250. Cory Harper, a newly hired accountant, wanted to impress his boss, so he stayed late one night to analyze the office
supplies expense account. He determined the cost by month, for the past 12 months, of each of the following: computer
paper, copy paper, fax paper, pencils and pens, note pads, postage, corrections supplies, stationery, and miscellaneous
items. Why do companies not include information of this nature in published financial statements?
Companies provide information to users to make decisions. The primary decision makers
external to the business are creditors, bankers, stockholders, and potential stockholders.
These users need to know that the company can repay its debts, earn a profit, and pay
dividends. The cost by month for each item of office supplies does not provide any additional
information that would be helpful for any external users. In addition, the time and expense
necessary to create the additional detail would outweigh the benefits of the final product. The
amounts involved are probably immaterial.
FACC.PONO.13.02-01 – LO: 03-01
251. Service-oriented companies have different needs than product-oriented companies when analyzing financial
statements.
REQUIRED: Why is this true?

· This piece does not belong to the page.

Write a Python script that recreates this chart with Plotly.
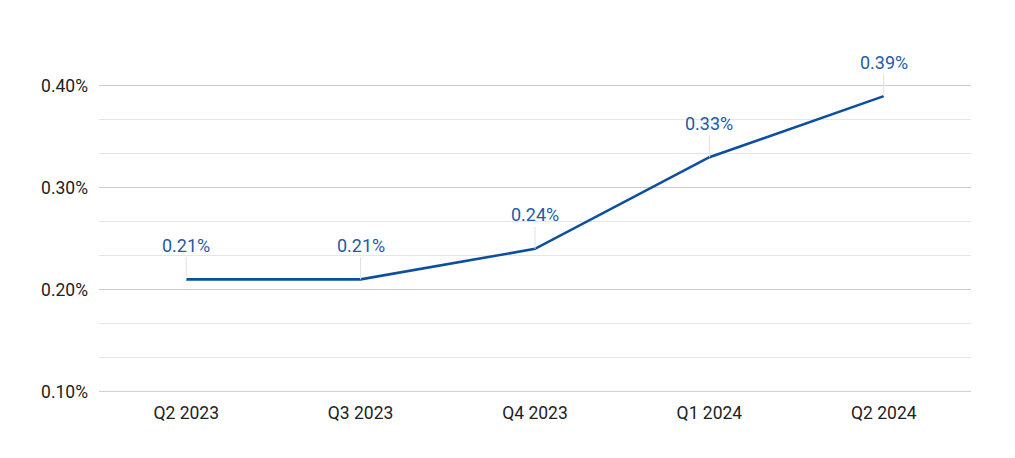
import plotly.graph_objects as go

quarters = ["Q2 2023", "Q3 2023", "Q4 2023", "Q1 2024", "Q2 2024"]
values = [0.0021, 0.0021, 0.0024, 0.0033, 0.0039]
labels = ["0.21%", "0.21%", "0.24%", "0.33%", "0.39%"]

fig = go.Figure()
fig.add_trace(go.Scatter(
    x=quarters, y=values, mode="lines",
    line=dict(color="#0d4f9e", width=2.6),
    hoverinfo="skip",
))

for q, v, t in zip(quarters, values, labels):
    fig.add_annotation(
        x=q, y=v, text=t, showarrow=True, arrowhead=0, arrowwidth=1,
        arrowcolor="#e0e0e0", ax=0, ay=-34, standoff=0,
        font=dict(family="Roboto", size=18, color="#1f5aa6"),
    )

# baseline gridline at the bottom of the range
fig.add_shape(type="line", xref="paper", yref="y", x0=0, x1=1,
              y0=0.001, y1=0.001, line=dict(color="#cccccc", width=1),
              layer="below")

fig.update_layout(
    width=1015, height=458,
    margin=dict(l=91, r=52, t=44, b=74),
    paper_bgcolor="white", plot_bgcolor="white",
    showlegend=False,
    font=dict(family="Roboto", size=18, color="#222222"),
    xaxis=dict(
        range=[-0.5, 4.5], showgrid=False, zeroline=False, showline=False,
        ticks="", ticklabelstandoff=8, tickfont=dict(size=17.5, color="#222222"),
    ),
    yaxis=dict(
        range=[0.000994, 0.0043333], tick0=0.001, dtick=0.001, tickformat=".2%",
        showgrid=True, gridcolor="#cccccc", gridwidth=1, zeroline=False,
        showline=False, ticks="", ticklabelstandoff=10,
        tickfont=dict(size=17.5, color="#222222"),
        minor=dict(tick0=0.001, dtick=0.001/3, showgrid=True,
                   gridcolor="#e6e6e6", gridwidth=1),
    ),
)

fig.write_html("out.html")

Give an example of a financial ratio that is meaningless to a service business.
Because service-oriented companies do not sell a tangible product, they instead must sell
their professional expertise and rely on alternative measures of their efficiency in marketing
their services. For example, an law firm would keep detailed records of the hours worked on
each client’s case, monthly billings to each client, and the ratio of these billings to the
average costs incurred on each case. Therefore, ratios like inventory turnover would be
meaningless to a service business, like a law firm or a public accounting firm.
FACC.PONO.13.02-01 – LO: 03-01
FACC.PONO.13.02-04 – LO: 02-04
252. Ginger Company claims its financial information is useful. What two qualities must be present in order to have
“useful” accounting information? Explain these two qualities.
To be useful, accounting information must be relevant and reliable. Relevant information has
the capacity to make a difference in a decision. Reliable information can be depended on to
represent the economic events that it purports to represent.